Chapter 5 Audio Interview | Property-Level Pro Forma Analysis (sample)
BRUCE KIRSCH: Taking a look at the next chapter, Property Level Pro Forma Analysis– pro forma, it’s a future projection. So it’s a fictitious story about how things are supposedly going to play out at a particular property. And if we’re just limiting it to operations, not integrating, you know, what price will be buy, and what price are we going to sell.
Let’s just talk for the moment about, this is an operating asset. Or in the case of a for-sale project, this is the business model. You know, this is how we’ll be selling units, and these are our net cash flows.

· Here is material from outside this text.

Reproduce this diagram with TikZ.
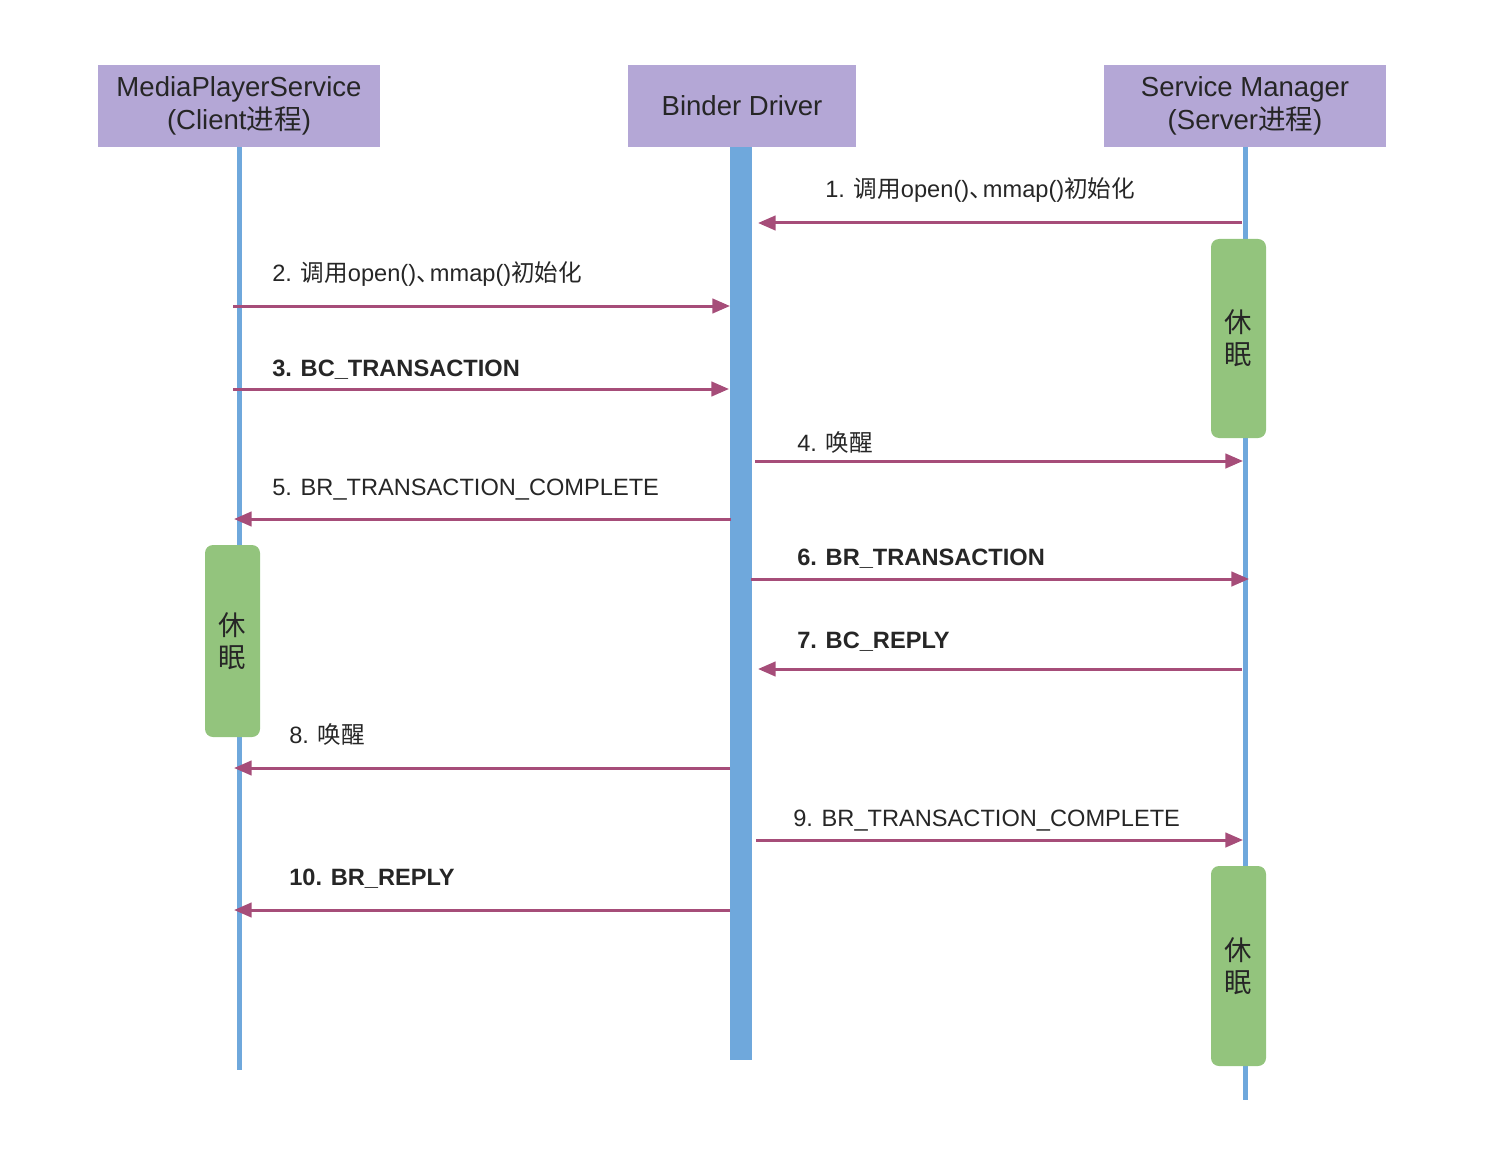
\documentclass[tikz,border=0pt]{standalone}
\usepackage{fontspec}
\setmainfont{Liberation Sans}
\newfontfamily\cjk{Noto Sans CJK SC}
\newcommand{\zh}[1]{{\cjk #1}}
\newcommand{\dun}{{\cjk 、}\kern-0.42em}
\usetikzlibrary{arrows.meta}
\definecolor{headpurple}{HTML}{B4A7D6}
\definecolor{lifeblue}{HTML}{6FA8DC}
\definecolor{sleepgreen}{HTML}{93C47D}
\definecolor{msgpink}{HTML}{A64D79}

\begin{document}
\begin{tikzpicture}[x=0.25mm,y=-0.25mm]
							\tikzstyle{head}=[fill=headpurple,minimum height=20.5mm,inner sep=0pt,align=center,text=black!85,font=\fontsize{19.6}{23.5}\selectfont]
							\tikzstyle{life}=[draw=lifeblue,line width=1.25mm]
							\tikzstyle{sleep}=[fill=sleepgreen,rounded corners=2mm,minimum width=13.75mm,inner sep=0pt,align=center,text=black!85,font=\fontsize{19.5}{23}\selectfont\cjk]
							\tikzstyle{msg}=[draw=msgpink,line width=0.75mm,-{Triangle[length=4.4mm,width=3.6mm]}]
							\tikzstyle{lbl}=[anchor=base west,inner sep=0pt,text=black!85,font=\fontsize{16.8}{20}\selectfont]
							\useasboundingbox (0,0) rectangle (1496,1150);
							\node[head,minimum width=70.5mm] (client) at (239,106) {MediaPlayerService\\(Client\zh{进程})};
							\node[head,minimum width=57mm] (binder) at (742,106) {Binder Driver};
							\node[head,minimum width=70.5mm] (server) at (1245,106) {Service Manager\\(Server\zh{进程})};
							\coordinate (cend) at (239,1070);
							\coordinate (send) at (1245,1100);
							\draw[life] (client.south) -- (cend);
							\draw[life] (server.south) -- (send);
							\fill[lifeblue] (730,147) rectangle (752,1060);
							\node[sleep,minimum height=49.75mm] (s1) at (1238.5,338.5) {休\\眠};
							\node[sleep,minimum height=48mm] (s2) at (232.5,641) {休\\眠};
							\node[sleep,minimum height=50mm] (s3) at (1238.5,966) {休\\眠};
							\coordinate (a1) at (1242,223);
							\coordinate (b1) at (758,223);
							\coordinate (a2) at (233,306);
							\coordinate (b2) at (730,306);
							\coordinate (a3) at (233,389);
							\coordinate (b3) at (729,389);
							\coordinate (a4) at (755,461);
							\coordinate (b4) at (1243,461);
							\coordinate (a5) at (731,519);
							\coordinate (b5) at (234,519);
							\coordinate (a6) at (751,579);
							\coordinate (b6) at (1249,579);
							\coordinate (a7) at (1242,669);
							\coordinate (b7) at (758,669);
							\coordinate (a8) at (730,768);
							\coordinate (b8) at (234,768);
							\coordinate (a9) at (756,840);
							\coordinate (b9) at (1243,840);
							\coordinate (a10) at (730,910);
							\coordinate (b10) at (234,910);
							\draw[msg] (a1) -- (b1);
							\draw[msg] (a2) -- (b2);
							\draw[msg] (a3) -- (b3);
							\draw[msg] (a4) -- (b4);
							\draw[msg] (a5) -- (b5);
							\draw[msg] (a6) -- (b6);
							\draw[msg] (a7) -- (b7);
							\draw[msg] (a8) -- (b8);
							\draw[msg] (a9) -- (b9);
							\draw[msg] (a10) -- (b10);
							\node[lbl] (l1) at (825,198) {1. \zh{调用}open()\dun mmap()\zh{初始化}};
							\node[lbl] (l2) at (272,281) {2. \zh{调用}open()\dun mmap()\zh{初始化}};
							\node[lbl,font=\fontsize{16.8}{20}\selectfont\bfseries] (l3) at (272,376) {3. BC\_TRANSACTION};
							\node[lbl] (l4) at (797,451) {4. \zh{唤醒}};
							\node[lbl] (l5) at (272,495) {5. BR\_TRANSACTION\_COMPLETE};
							\node[lbl,font=\fontsize{16.8}{20}\selectfont\bfseries] (l6) at (797,565) {6. BR\_TRANSACTION};
							\node[lbl,font=\fontsize{16.8}{20}\selectfont\bfseries] (l7) at (797,648) {7. BC\_REPLY};
							\node[lbl] (l8) at (289,743) {8. \zh{唤醒}};
							\node[lbl] (l9) at (793,826) {9. BR\_TRANSACTION\_COMPLETE};
							\node[lbl,font=\fontsize{16.8}{20}\selectfont\bfseries] (l10) at (289,885) {10. BR\_REPLY};
							\end{tikzpicture}
\end{document}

But let’s focus for the moment on operating asset, because that’s the bulk of commercial. And there’s a lot of seemingly dry exercise to do here. There are conventions. There’s a lot of vocabulary to know.
What are the things that students should focus on here? Obviously, we go through this chapter, literally line by line, telling you, this is the business relationship that we’re trying to simulate. This is how you would construct a formula to reflect that relationship accurately.
And that is a mechanical process. But what are the real things that students should be seeing in these numbers?
PETER LINNEMAN: So I think there’s two levels, Bruce. I think one is, if you’ve never analyzed a business before, each line of this is new to you. You probably never thought about, oh yeah, the income comes from rent. It comes from percentage rent. It comes from ancillary income from parking.
If you’ve been associated with being around businesses, that part comes easier. Similarly on the cost side, if this is your first exposure to a business– oh yeah, they have to pay property taxes and insurance, and they have to have the utilities, and they have– so I think there’s one level is that you’ve never looked at a business before.
This is a good introduction to look at any business. Where does its income come from? Is that income contractual? Is it already subject to a lease that says, this is what they have to do?
Or do I have to go out and, quote, drum up new business? Do I have to lease space to get it? Or at what point does the lease expire and I have to get a new business?
And on the cost side, the same way. Do I have some costs that are contractually in place? And what happens when those contracts expire? And a classic example, a very classic example, is when you come to property taxes.
And I can look and see the property taxes are $1 million a year. But if I know when I buy it, the property taxes go up, because this community adjusts it whenever a new buyer comes in. I’ve got to say not was it $1 million a year, but what will it be when I buy it?
OK, so it becomes a disciplined, systematic thought process, of where is a business getting its income? How much of that income is subject to contracts versus I’ve gotta get contracts, so to speak? And you take a hotel or an apartment, I gotta get a lot of contracts all the time. Nothing wrong with that, but I just understand that, as opposed to an office building, where 90% of my income may be contracted for the next four years.
Right, big difference. And expenses, one of the line items that matter. How do I analyze the property taxes, utilities, and so on?
So I think the big element is being systematic. And I think the second, you know, these little quotes that came from my class that we start each chapter with, you just have to understand, these numbers are your serious best effort. They’re making you think about, what really is the business I’m in?
The rows and columns are just a discipline of understanding what the business I’m in, what are the rents and costs, and the encumbrances and obligations? They’re never going to happen, almost never going to happen, but if you don’t do this analysis, you will not understand the business you’re signing up for.
Once having done the numbers, 90% of the exercises over someone’s life, once you’ve studied for the exam to the point you know the material, the exam is almost superfluous, because you know the material. What else can I do? You know the material, right?
It’s getting you to know the material, that’s what this serves. That would be my number one guidepost on this.